Do you believe in evolution?

Keith Blanchard makes an excellent point. Writing in The Week under the title "Why you should stop believing in evolution”, he says:
So if someone asks, "Do you believe in evolution," they are framing it wrong. That's like asking, "Do you believe in blue?"
Evolution is nothing more than a fairly simple way of understanding what is unquestionably happening. You don't believe in it — you either understand it or you don't. But pretending evolution is a matter of faith can be a clever way to hijack the conversation, and pit it in a false duality against religion.
 I have found that most non-science majors I know — even those who are otherwise well-educated — can’t describe evolution in a concise enough way to convince me that they really understand it. When pressed, it becomes clear that what they really believe in is “science”, or “what my teachers taught me” or “what other college-educated people believe”.

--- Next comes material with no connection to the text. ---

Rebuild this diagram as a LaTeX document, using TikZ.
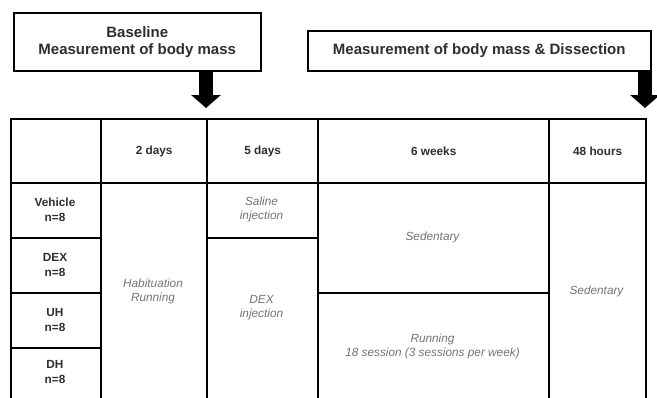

The same is true of many other topics where it’s tempting to ridicule those who don’t believe like you do:
  • Do you believe in the danger of GMO (or nuclear energy or the Keystone Pipeline)?
  • Do you believe in global warming?
  • Do you believe vaccines cause autism?
  • Do you believe in God?
When you don’t understand something, you can be easily fooled by somebody who does, which is why it’s dangerous to dismiss unbelievers as ignorant—often you’ll find they are more informed than you are, precisely because they’ve had to dig deeper into the issue in order to withstand criticism of an unpopular position.

To me that explains facts like why those who identify with the Tea Party are more likely to visit science museums, or why climate science literacy has no correlation with political identity.

What about you? Do you understand climate change?